[START OF Task inputs]

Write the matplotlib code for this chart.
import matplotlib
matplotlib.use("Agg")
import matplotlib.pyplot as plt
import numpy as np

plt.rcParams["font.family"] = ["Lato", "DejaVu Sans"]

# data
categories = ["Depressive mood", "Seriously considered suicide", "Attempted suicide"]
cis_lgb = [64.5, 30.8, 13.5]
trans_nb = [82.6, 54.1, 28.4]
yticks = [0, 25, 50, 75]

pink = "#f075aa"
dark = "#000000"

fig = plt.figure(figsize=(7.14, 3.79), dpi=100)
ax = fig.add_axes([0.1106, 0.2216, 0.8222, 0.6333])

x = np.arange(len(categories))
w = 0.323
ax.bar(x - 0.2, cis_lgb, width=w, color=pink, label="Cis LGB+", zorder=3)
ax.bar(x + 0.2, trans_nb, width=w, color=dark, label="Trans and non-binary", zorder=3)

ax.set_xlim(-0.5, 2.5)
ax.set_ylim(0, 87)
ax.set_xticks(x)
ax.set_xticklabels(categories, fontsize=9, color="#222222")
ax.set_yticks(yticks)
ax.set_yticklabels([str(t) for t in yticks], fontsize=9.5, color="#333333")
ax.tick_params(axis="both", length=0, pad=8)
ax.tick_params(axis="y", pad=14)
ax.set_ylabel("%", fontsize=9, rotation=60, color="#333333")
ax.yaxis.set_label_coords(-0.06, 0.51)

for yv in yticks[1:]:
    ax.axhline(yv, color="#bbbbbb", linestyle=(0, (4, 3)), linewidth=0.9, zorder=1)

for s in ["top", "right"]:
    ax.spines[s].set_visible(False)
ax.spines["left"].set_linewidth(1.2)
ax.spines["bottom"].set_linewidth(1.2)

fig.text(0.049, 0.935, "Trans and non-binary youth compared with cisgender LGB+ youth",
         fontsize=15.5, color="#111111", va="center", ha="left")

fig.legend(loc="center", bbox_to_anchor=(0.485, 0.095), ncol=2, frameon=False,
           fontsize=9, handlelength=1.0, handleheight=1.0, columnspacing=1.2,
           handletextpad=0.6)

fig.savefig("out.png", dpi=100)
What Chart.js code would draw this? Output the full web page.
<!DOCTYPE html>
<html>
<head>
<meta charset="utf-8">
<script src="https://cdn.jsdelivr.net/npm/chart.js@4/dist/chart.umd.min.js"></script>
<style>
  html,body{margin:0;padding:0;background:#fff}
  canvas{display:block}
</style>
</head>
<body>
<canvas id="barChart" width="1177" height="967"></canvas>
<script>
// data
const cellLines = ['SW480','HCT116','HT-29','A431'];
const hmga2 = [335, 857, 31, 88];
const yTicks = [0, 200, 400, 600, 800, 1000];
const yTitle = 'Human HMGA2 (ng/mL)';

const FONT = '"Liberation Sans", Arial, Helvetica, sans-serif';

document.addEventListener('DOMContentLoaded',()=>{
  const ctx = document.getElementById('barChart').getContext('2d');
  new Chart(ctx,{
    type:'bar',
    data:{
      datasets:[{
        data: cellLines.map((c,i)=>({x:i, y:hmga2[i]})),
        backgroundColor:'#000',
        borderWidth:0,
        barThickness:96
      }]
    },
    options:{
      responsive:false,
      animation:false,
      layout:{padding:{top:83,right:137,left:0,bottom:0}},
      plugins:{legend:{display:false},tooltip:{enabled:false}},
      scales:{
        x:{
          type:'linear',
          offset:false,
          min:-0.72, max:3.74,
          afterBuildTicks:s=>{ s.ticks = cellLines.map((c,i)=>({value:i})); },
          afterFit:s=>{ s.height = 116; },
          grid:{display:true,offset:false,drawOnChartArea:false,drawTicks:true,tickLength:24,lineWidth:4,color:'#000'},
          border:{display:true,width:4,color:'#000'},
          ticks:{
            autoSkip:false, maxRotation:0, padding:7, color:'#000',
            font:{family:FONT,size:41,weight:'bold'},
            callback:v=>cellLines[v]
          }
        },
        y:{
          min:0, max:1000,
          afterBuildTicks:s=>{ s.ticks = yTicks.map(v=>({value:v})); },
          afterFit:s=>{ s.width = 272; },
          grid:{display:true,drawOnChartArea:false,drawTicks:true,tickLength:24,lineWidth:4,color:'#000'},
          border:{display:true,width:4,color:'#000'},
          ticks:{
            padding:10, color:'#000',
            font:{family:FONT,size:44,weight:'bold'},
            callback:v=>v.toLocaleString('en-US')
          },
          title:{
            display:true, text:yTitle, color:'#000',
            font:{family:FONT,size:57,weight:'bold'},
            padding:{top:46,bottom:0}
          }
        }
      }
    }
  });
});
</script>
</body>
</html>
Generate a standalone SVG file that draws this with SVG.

[END OF Task inputs]

# Stated goal
In the listing above, please print only the lines from the first one to the line where "3)), linewidth=0.9, zorder=1)" appears, exactly as written, both of those lines included.

# Expected answer
Write the matplotlib code for this chart.
import matplotlib
matplotlib.use("Agg")
import matplotlib.pyplot as plt
import numpy as np

plt.rcParams["font.family"] = ["Lato", "DejaVu Sans"]

# data
categories = ["Depressive mood", "Seriously considered suicide", "Attempted suicide"]
cis_lgb = [64.5, 30.8, 13.5]
trans_nb = [82.6, 54.1, 28.4]
yticks = [0, 25, 50, 75]

pink = "#f075aa"
dark = "#000000"

fig = plt.figure(figsize=(7.14, 3.79), dpi=100)
ax = fig.add_axes([0.1106, 0.2216, 0.8222, 0.6333])

x = np.arange(len(categories))
w = 0.323
ax.bar(x - 0.2, cis_lgb, width=w, color=pink, label="Cis LGB+", zorder=3)
ax.bar(x + 0.2, trans_nb, width=w, color=dark, label="Trans and non-binary", zorder=3)

ax.set_xlim(-0.5, 2.5)
ax.set_ylim(0, 87)
ax.set_xticks(x)
ax.set_xticklabels(categories, fontsize=9, color="#222222")
ax.set_yticks(yticks)
ax.set_yticklabels([str(t) for t in yticks], fontsize=9.5, color="#333333")
ax.tick_params(axis="both", length=0, pad=8)
ax.tick_params(axis="y", pad=14)
ax.set_ylabel("%", fontsize=9, rotation=60, color="#333333")
ax.yaxis.set_label_coords(-0.06, 0.51)

for yv in yticks[1:]:
    ax.axhline(yv, color="#bbbbbb", linestyle=(0, (4, 3)), linewidth=0.9, zorder=1)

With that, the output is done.